A: The covid vaccine is not a dogmatic issue, but a question of personal choice. Thus, two people came to me for a blessing at that time, three years ago. This was because they both worked for the NHS and risked losing their jobs if they did not agree to it. Therefore, I blessed them to take the vaccine on condition that they make the sign of the cross over the vaccine as it was injected. They both did so and both have been fine ever since and, above all, kept their jobs.
Q: My name is Clyde and I am a Glaswegian. I want to keep my Scottish roots. If I enter Orthodoxy, what saint’s name could I take?
A: I presume you are called after the River Clyde in Glasgow. Why not take the name of another famous place in Scotland, which is at the source of Scottish Christian national identity: St Andrews? And so take the Christian name Andrew.
Q: What is the point of the liturgical fans? I have heard that they were basically introduced as fly swatters.

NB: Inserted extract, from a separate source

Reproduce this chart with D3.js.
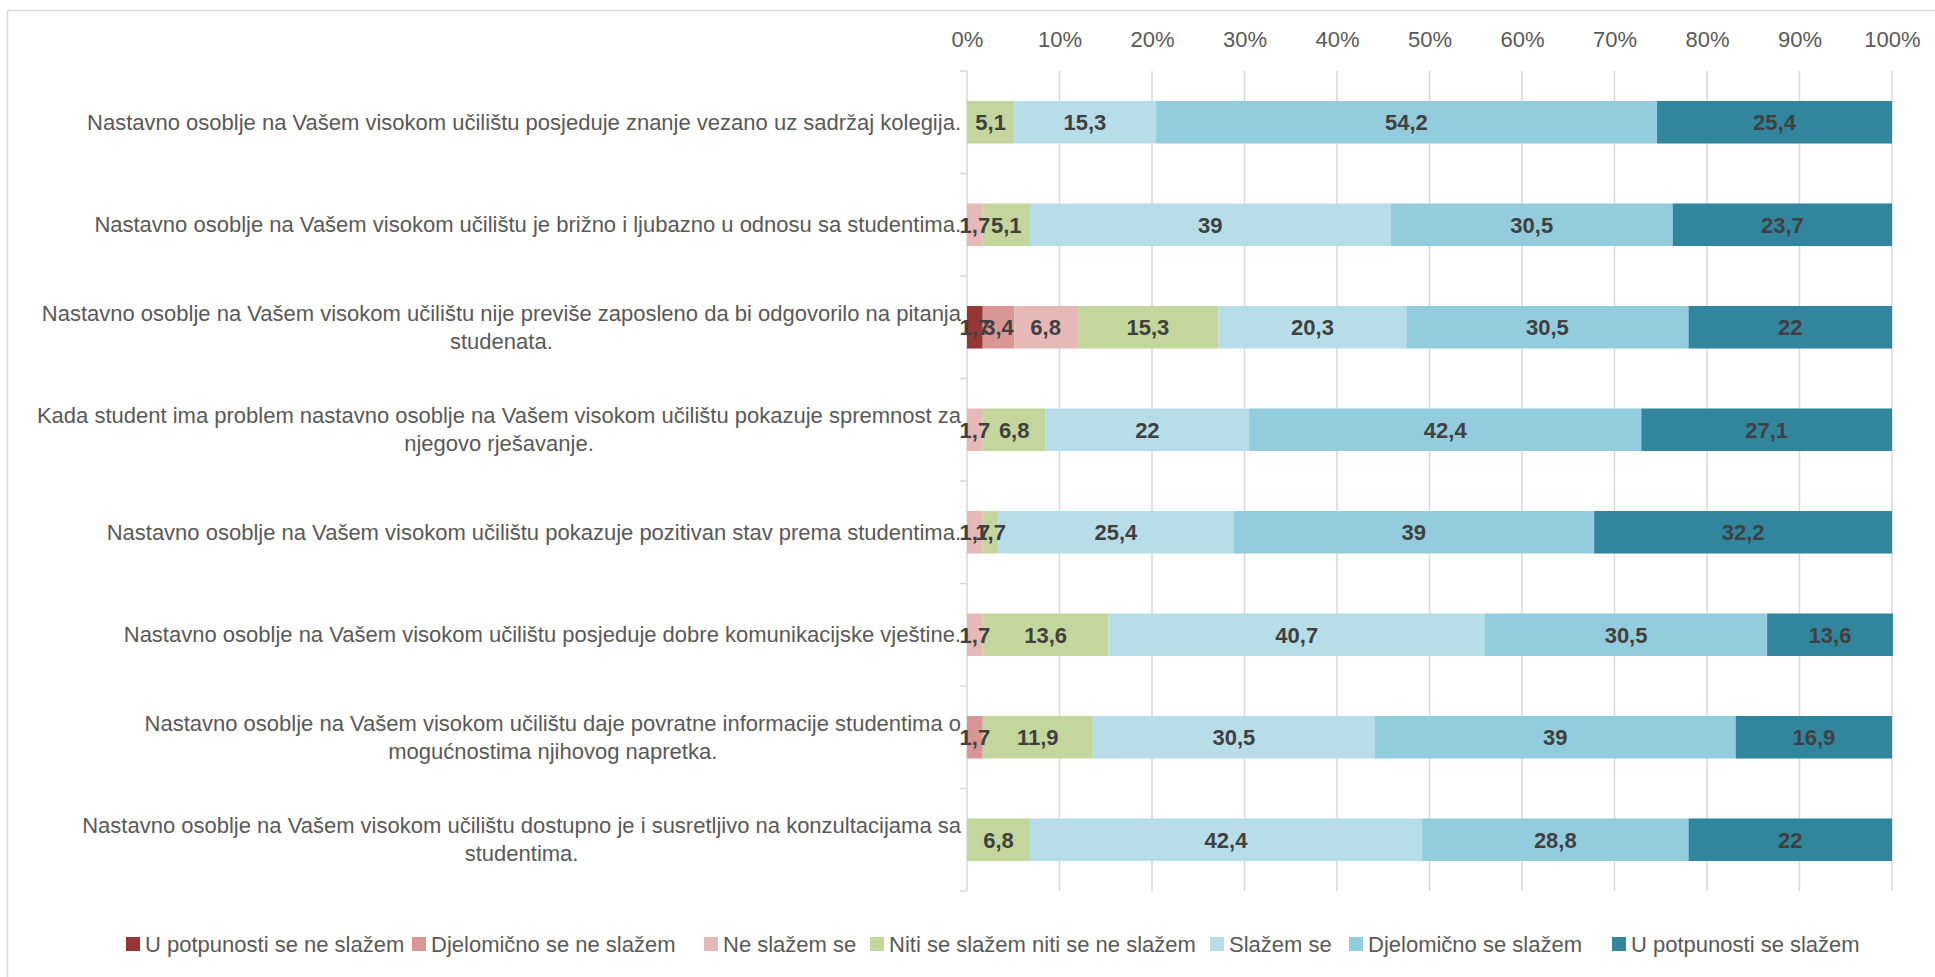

A: I think the fly-swatting was purely coincidental! The fans symbolise the wafting of the Holy Spirit over the Gospel and the eucharistic gifts.
Q: How do you explain the disastrous demographic situation in Western and Westernised countries?
A: For over two generations Western and Westernised women have been told that they should live, behave, think, speak and dress exactly like men. The only natural result is the demographic crisis.
Q: Why do so many British people have tattoos nowadays?
A: Because they partake of modern pagan culture. It seems that even the name ‘Britain’ comes from a word meaning ‘the tattooed’. This was recorded by the Greek explorer Pytheas in the fourth century BC. It seems to me that the Western world has rejected Christianity over the last century and more especially, each people has revived its native paganism. Thus, Hitler’s Germany was profoundly pagan, in Scandinavia they have revived Norse pagan mythology, in the Ukraine pagan symbolism is now used everywhere, in France they have returned to full hedonism etc. In Britain this has resulted in the use of tattoos, essentially war paint, which accompanies the aggressiveness of pagan life, both ancient and modern.
Q: When did the Flood occur, according to the Orthodox reckoning?
A: According to the Septuagint (the first parts of which were written down in 272 BC, which means that it is some 1,000 years older than the rabbinical/Protestant version of the Old Testament), the Flood took place in about 3,243 BC, that is about 5,267 years ago. If you follow the dating in the much later Jewish Massoretic text, with its chronology corrupted by later rabbis, the Flood occurred in about 2,348 BC – before the rule of Gilgamesh, who lived in about 2,700-2,600 BC, before the Great Pyramid was built in Egypt in 2,600 BC and before the stone circle was erected at Stonehenge in about 2,500 BC.
Q: I have read on the internet that Fr Andrew Phillips is ‘popular but controversial’. Why do some consider that you are controversial?
A: Because I tell it like it is. The truth is always controversial. There is nothing more hated than the truth. As they say: ‘If you tell the truth 99% of the time, you may survive, but if you tell the truth 100% of the time, they will certainly try and destroy you’. Look what they did to Christ. As He said, ‘The truth will set you free’. Those are the words I will have on my gravestone.
Q: Did you know Fr David (Mark) Meyrick of Walsingham?
A: Yes. I knew him quite well, having first met him in 1976. I have great admiration for him, some of his icons have been inspirational. However, it was a pity that he did not found a permanent church, but just rented a room. This meant that after his death, it all began to fall apart. I also thought it very strange that he did not dedicate his tiny chapel to an Icon of the Mother of God, which would have been appropriate in Walsingham.